Operational Risk in Trading: Why Structure Outweighs Strategy

Most traders focus on:

  • Strategy design
  • signals
  • backtests

Professionals focus on:

  • execution
  • systems
  • operational integrity

Because in real markets:

A strategy does not fail in theory, It fails in implementation.

At Linitics, we treat operational risk as a first-order variable—not a secondary concern.

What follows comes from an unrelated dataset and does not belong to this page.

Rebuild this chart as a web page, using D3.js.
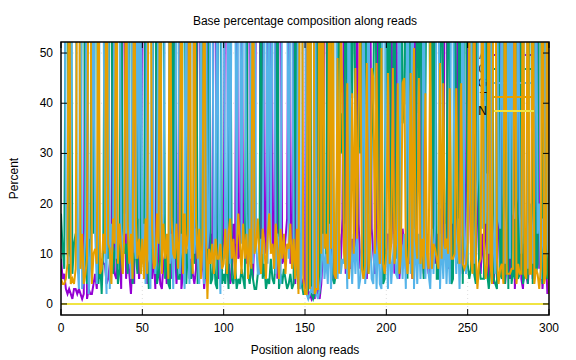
<!DOCTYPE html>
<html>
<head>
<meta charset="utf-8">
<script src="https://cdn.jsdelivr.net/npm/d3@7"></script>
<style>
  body { margin: 0; background: #fff; }
  text { font-family: "Liberation Sans", Arial, sans-serif; fill: #000; }
</style>
</head>
<body>
<div id="chart"></div>
<script>
/** data: percent of each base per read position 0..300 **/
const aPct = [
  9,5,6,3,2,3,2,1,3,3, 2,3,2,1,2,70,1,3,2,2, 4,6,3,12,5,9,8,8,4,5, 8,13,70,6,5,9,14,3,65,72,
  5,10,6,2,9,4,70,12,5,11, 64,76,12,4,8,9,5,10,3,70, 10,4,3,8,10,4,12,7,5,72, 12,4,10,74,3,6,8,12,70,5,
  9,6,4,7,72,76,6,10,3,8, 80,8,14,10,78,70,12,5,9,9, 14,75,72,11,4,6,16,7,74,9, 10,70,13,16,8,76,72,11,5,15,
  73,78,78,7,74,16,10,74,18,70, 13,9,74,5,75,72,8,9,13,17, 76,8,12,72,4,70,12,3,4,5, 3,94,1,2,1,2,1,92,2,1,
  4,10,76,72,6,12,8,15,5,11, 10,14,8,17,70,6,15,9,7,13, 9,12,70,16,7,11,18,8,5,14, 72,15,10,6,13,72,8,17,6,11,
  10,14,8,72,19,6,73,13,5,9, 15,11,7,9,8,13,5,18,70,9, 13,8,72,6,12,9,6,7,14,71, 8,14,6,19,9,12,74,70,7,13,
  7,16,10,21,72,9,18,6,12,24, 66,25,12,18,10,68,20,9,6,14, 8,15,70,5,20,12,4,9,6,17, 72,13,6,4,8,15,5,11,68,3,
  10,14,70,5,3,12,6,4,9,14, 5,9,12,72,7,16,3,8,11,2, 4
];
const cPct = [
  18,11,7,72,80,5,84,6,12,14, 12,6,14,82,88,9,4,13,7,78, 14,80,85,4,9,2,12,77,10,9, 78,74,6,10,12,4,7,80,14,10,
  12,6,73,81,4,10,10,6,72,6, 15,7,71,10,3,6,11,75,83,4, 6,9,77,74,5,10,4,3,78,9, 72,9,5,5,10,77,76,4,11,8,
  5,12,8,74,4,7,10,74,11,5, 8,76,4,5,10,4,3,80,77,4, 6,4,10,3,76,5,4,8,3,5, 4,7,5,3,73,6,4,8,5,3,
  3,6,7,80,5,8,3,5,4,9, 5,4,9,78,3,6,4,7,5,3, 4,6,3,4,80,7,3,5,4,2, 2,2,3,93,2,1,2,3,94,2,
  80,9,8,10,82,8,78,5,4,6, 36,76,30,38,12,81,38,6,76,41, 77,35,12,42,30,78,5,80,37,6, 12,33,41,78,36,10,80,29,4,5,
  76,37,79,12,31,82,9,38,6,77, 36,40,80,5,76,35,6,28,12,78, 38,79,12,5,41,77,81,36,74,11, 75,5,5,30,78,39,9,13,80,40,
  4,5,76,30,8,80,33,4,77,62, 8,5,7,70,6,4,72,8,5,5, 5,74,6,3,7,76,5,4,3,72, 6,5,78,4,75,3,80,4,7,5,
  75,5,6,79,4,6,12,4,80,70, 4,76,6,8,80,72,4,78,6,5, 45
];
const gPct = [
  68,80,83,20,10,8,10,88,81,70, 9,3,77,3,6,15,86,2,8,16, 72,14,4,17,80,82,72,12,2,74, 3,16,13,72,9,79,70,15,9,18,
  14,74,19,5,76,12,9,73,17,73, 8,16,4,80,11,3,72,14,6,12, 72,15,8,18,70,72,74,8,14,3, 17,75,73,6,14,9,3,71,16,4,
  73,70,10,15,10,4,72,13,4,75, 11,15,74,73,6,13,76,16,2,80, 72,9,17,72,8,78,67,70,12,72, 74,12,69,72,18,7,9,74,8,75,
  12,6,6,13,10,64,75,8,68,11, 70,73,6,14,12,4,74,75,71,68, 9,74,72,11,6,10,83,3,6,88, 93,2,1,2,3,2,95,2,1,3,
  6,14,5,10,4,16,3,12,85,78, 5,14,6,9,8,16,3,80,12,4, 14,6,15,3,5,14,72,4,10,74, 14,5,4,16,3,15,4,3,82,78,
  14,3,15,4,9,14,6,5,83,14, 5,14,3,80,14,6,84,3,15,4, 14,5,13,82,5,14,6,3,15,6, 16,72,82,3,14,5,16,4,13,4,
  80,70,14,6,17,3,15,82,14,6, 14,22,72,16,8,18,25,75,80,15, 75,16,26,10,65,18,11,6,82,17, 15,74,22,8,21,76,9,78,18,17,
  21,73,18,10,19,76,77,7,15,20, 8,21,75,14,20,5,17,10,77,12, 9
];
const tPct = [
  5,4,4,5,8,84,4,5,4,7, 77,88,7,14,4,6,9,82,83,4, 10,11,8,76,6,7,14,10,84,12, 11,4,17,12,79,8,16,11,6,15,
  79,16,8,14,5,80,17,9,13,6, 13,5,17,6,84,82,15,7,8,18, 12,82,6,16,9,14,5,82,17,10, 9,16,7,15,79,6,18,10,14,83,
  13,6,78,17,9,15,5,13,82,16, 1,11,8,12,6,13,9,9,12,7, 8,15,6,14,17,9,13,5,11,18, 12,6,16,9,14,5,15,7,82,10,
  12,17,9,6,15,12,5,13,18,10, 12,7,16,11,5,15,9,14,6,12, 11,16,7,13,5,15,2,89,86,5, 2,2,95,3,94,95,2,3,3,94,
  10,77,11,14,8,74,11,73,6,5, 49,6,56,42,10,7,44,5,11,42, 10,47,13,39,58,7,5,8,48,6, 12,47,45,10,48,13,8,51,8,6,
  10,46,8,12,47,8,12,44,6,10, 44,45,10,6,12,46,5,51,13,9, 45,8,13,7,42,10,7,54,7,12, 11,9,7,48,9,44,11,13,10,43,
  9,9,10,43,13,8,44,8,7,8, 12,58,9,6,76,10,3,8,9,76, 12,5,8,82,8,4,80,81,9,4, 7,8,4,84,6,6,6,7,7,85,
  4,8,6,6,84,6,5,85,6,6, 83,4,7,6,3,7,86,4,6,81, 2
];
const nPct = [
  0,0,0,0,0,0,0,0,0,0, 0,0,0,0,0,0,0,0,0,0, 0,0,0,0,0,0,0,0,0,0, 0,0,0,0,0,0,0,0,0,0,
  0,0,0,0,0,0,0,0,0,0, 0,0,0,0,0,0,0,0,0,0, 0,0,0,0,0,0,0,0,0,0, 0,0,0,0,0,0,0,0,0,0,
  0,0,0,0,0,0,0,0,0,0, 0,0,0,0,0,0,0,0,0,0, 0,0,0,0,0,0,0,0,0,0, 0,0,0,0,0,0,0,0,0,0,
  0,0,0,0,0,0,0,0,0,0, 0,0,0,0,0,0,0,0,0,0, 0,0,0,0,0,0,0,0,0,0, 0,0,0,0,0,0,0,0,0,0,
  0,0,0,0,0,0,0,0,0,0, 0,0,0,0,0,0,0,0,0,0, 0,0,0,0,0,0,0,0,0,0, 0,0,0,0,0,0,0,0,0,0,
  0,0,0,0,0,0,0,0,0,0, 0,0,0,0,0,0,0,0,0,0, 0,0,0,0,0,0,0,0,0,0, 0,0,0,0,0,0,0,0,0,0,
  0,0,0,0,0,0,0,0,0,0, 0,0,0,0,0,0,0,0,0,0, 0,0,0,0,0,0,0,0,0,0, 0,0,0,0,0,0,0,0,0,0,
  0,0,0,0,0,0,0,0,0,0, 0,0,0,0,0,0,0,0,0,0, 0
];
const baseNames = ["A", "C", "G", "T", "N"];
const baseColors = ["#9400d3", "#009e73", "#56b4e9", "#e69f00", "#f0e442"];
const xTicks = [0, 50, 100, 150, 200, 250, 300];
const yTicks = [0, 10, 20, 30, 40, 50];

const width = 576, height = 360;
const margin = { top: 42, right: 27, bottom: 45, left: 61 };

const svg = d3.select("#chart").append("svg")
    .attr("width", width)
    .attr("height", height);

const x = d3.scaleLinear().domain([0, 300]).range([margin.left, width - margin.right]);
const y = d3.scaleLinear().domain([-2.2, 52.2]).range([height - margin.bottom, margin.top]);

svg.append("defs").append("clipPath").attr("id", "plotClip")
    .append("rect")
    .attr("x", margin.left).attr("y", margin.top)
    .attr("width", x(300) - margin.left)
    .attr("height", y(-2.2) - margin.top);

// grid
const grid = svg.append("g").attr("stroke", "#c8c8c8").attr("stroke-width", 0.6).attr("stroke-dasharray", "1,3");
yTicks.forEach(t => grid.append("line").attr("x1", x(0)).attr("x2", x(300)).attr("y1", y(t)).attr("y2", y(t)));
xTicks.slice(1, -1).forEach(t => grid.append("line").attr("x1", x(t)).attr("x2", x(t)).attr("y1", y(-2.2)).attr("y2", y(52.2)));

// series + key entries (gnuplot draws key sample before each plot)
const seriesData = [aPct, cPct, gPct, tPct, nPct];
const line = d3.line().x((d, i) => x(i)).y(d => y(d));
const plot = svg.append("g");
seriesData.forEach((vals, k) => {
    const ky = 55 + k * 14;
    plot.append("text")
        .attr("x", 487).attr("y", ky + 4)
        .attr("text-anchor", "end")
        .attr("font-size", 12)
        .text(baseNames[k]);
    plot.append("line")
        .attr("x1", 494).attr("x2", 534)
        .attr("y1", ky).attr("y2", ky)
        .attr("stroke", baseColors[k]).attr("stroke-width", 2);
    plot.append("path")
        .datum(vals)
        .attr("clip-path", "url(#plotClip)")
        .attr("fill", "none")
        .attr("stroke", baseColors[k])
        .attr("stroke-width", 2)
        .attr("d", line);
});

// border and ticks (mirrored, inward)
svg.append("rect")
    .attr("x", margin.left).attr("y", margin.top)
    .attr("width", x(300) - margin.left)
    .attr("height", y(-2.2) - margin.top)
    .attr("fill", "none").attr("stroke", "#000").attr("stroke-width", 1.5);

const ticks = svg.append("g").attr("stroke", "#000").attr("stroke-width", 1);
yTicks.forEach(t => {
    ticks.append("line").attr("x1", x(0)).attr("x2", x(0) + 6).attr("y1", y(t)).attr("y2", y(t));
    ticks.append("line").attr("x1", x(300)).attr("x2", x(300) - 6).attr("y1", y(t)).attr("y2", y(t));
    svg.append("text").attr("x", x(0) - 8).attr("y", y(t) + 4)
        .attr("text-anchor", "end").attr("font-size", 12).text(t);
});
xTicks.forEach(t => {
    ticks.append("line").attr("x1", x(t)).attr("x2", x(t)).attr("y1", y(-2.2)).attr("y2", y(-2.2) - 6);
    ticks.append("line").attr("x1", x(t)).attr("x2", x(t)).attr("y1", y(52.2)).attr("y2", y(52.2) + 6);
    svg.append("text").attr("x", x(t)).attr("y", y(-2.2) + 17)
        .attr("text-anchor", "middle").attr("font-size", 12).text(t);
});

// titles
svg.append("text").attr("x", 305).attr("y", 25)
    .attr("text-anchor", "middle").attr("font-size", 12)
    .text("Base percentage composition along reads");
svg.append("text").attr("x", 305).attr("y", 354)
    .attr("text-anchor", "middle").attr("font-size", 12)
    .text("Position along reads");
svg.append("text")
    .attr("transform", "translate(18," + ((margin.top + y(-2.2)) / 2) + ") rotate(-90)")
    .attr("text-anchor", "middle").attr("font-size", 12)
    .text("Percent");
</script>
</body>
</html>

1. What Is Operational Risk?

Operational risk refers to failures arising from:

  • Systems
  • processes
  • infrastructure
  • human error

It includes:

  • execution errors
  • data issues
  • system downtime
  • process breakdown

Unlike market risk:

  • It is controllable
  • It is preventable
  • It is often underestimated

2. The Strategy Illusion

Backtests assume:

  • perfect execution
  • clean data
  • zero latency
  • no slippage anomalies

Reality includes:

  • delays
  • partial fills
  • data inconsistencies
  • infrastructure failures

This gap is where:

operational risk destroys edge


3. Execution Risk

Even a correct signal can fail due to:

  • poor order routing
  • slippage
  • spread expansion
  • timing errors

Execution determines:

  • realized returns
  • variance
  • consistency

In many strategies:

execution quality matters more than signal quality


4. Infrastructure Risk

Trading systems depend on:

  • servers
  • APIs
  • data feeds
  • connectivity

Failures include:

  • system crashes
  • delayed feeds
  • order failures

Without redundancy:

  • a single failure can cause disproportionate loss

5. Data Integrity Risk

Strategies rely on:

  • historical data
  • real-time feeds
  • derived indicators

Data issues include:

  • missing values
  • incorrect timestamps
  • feed discrepancies

Bad data leads to:

  • wrong signals
  • incorrect positioning
  • hidden risk

6. Process Risk

Lack of defined processes leads to:

  • inconsistent execution
  • decision variability
  • operational errors

Examples:

  • manual overrides
  • unclear responsibilities
  • undocumented workflows

Institutional setups enforce:

  • standardized processes
  • defined protocols
  • controlled workflows

7. Human Error

Even in systematic trading:

  • configuration mistakes
  • parameter errors
  • incorrect inputs

Can lead to:

  • unintended exposure
  • large losses
  • system breakdown

Human error is inevitable.

Structure reduces its impact.


8. Monitoring & Control Failure

Without real-time monitoring:

  • risks go unnoticed
  • issues escalate
  • losses compound

Institutional systems include:

  • live dashboards
  • alerts
  • risk triggers

Because:

detection speed determines damage


9. Dependency Risk

Many systems depend on:

  • single data source
  • single broker
  • single infrastructure layer

This creates:

  • fragility
  • single points of failure

Robust systems use:

  • redundancy
  • diversification of dependencies

10. Scaling Amplifies Operational Risk

As capital increases:

  • position sizes grow
  • execution complexity rises
  • system load increases

Operational weaknesses that are invisible at small scale:

  • become critical at larger scale

11. Latency & Timing Risk

In certain strategies:

  • milliseconds matter

Delays can cause:

  • missed trades
  • worse fills
  • loss of edge

Latency becomes:

  • a structural variable

12. Lack of Fail-Safes

Many systems lack:

  • circuit breakers
  • kill switches
  • exposure limits

Without these:

  • small issues escalate into major losses

Fail-safes are essential.


13. Operational Risk vs Market Risk

Market risk:

  • cannot be controlled
  • must be managed

Operational risk:

  • can be designed
  • must be engineered out

Ignoring operational risk:

  • is a design failure

14. Why Institutions Prioritize Operations

Institutional capital focuses heavily on:

  • infrastructure
  • execution systems
  • monitoring frameworks

Because they understand:

most losses come from operational breakdowns—not market moves


15. The Linitics Perspective

At Linitics, we design systems where:

  • execution is controlled
  • infrastructure is resilient
  • processes are defined
  • monitoring is continuous

We treat:

  • operations as part of the strategy

Not separate from it.


Final Thoughts

In trading:

  • strategies create opportunity
  • execution captures it

But operations determine:

  • whether it survives

A strong strategy with weak operations:

  • fails

A structured system with disciplined operations:

  • endures

At Linitics, we believe:

The real edge is not just in what you trade, But in how reliably you can trade it.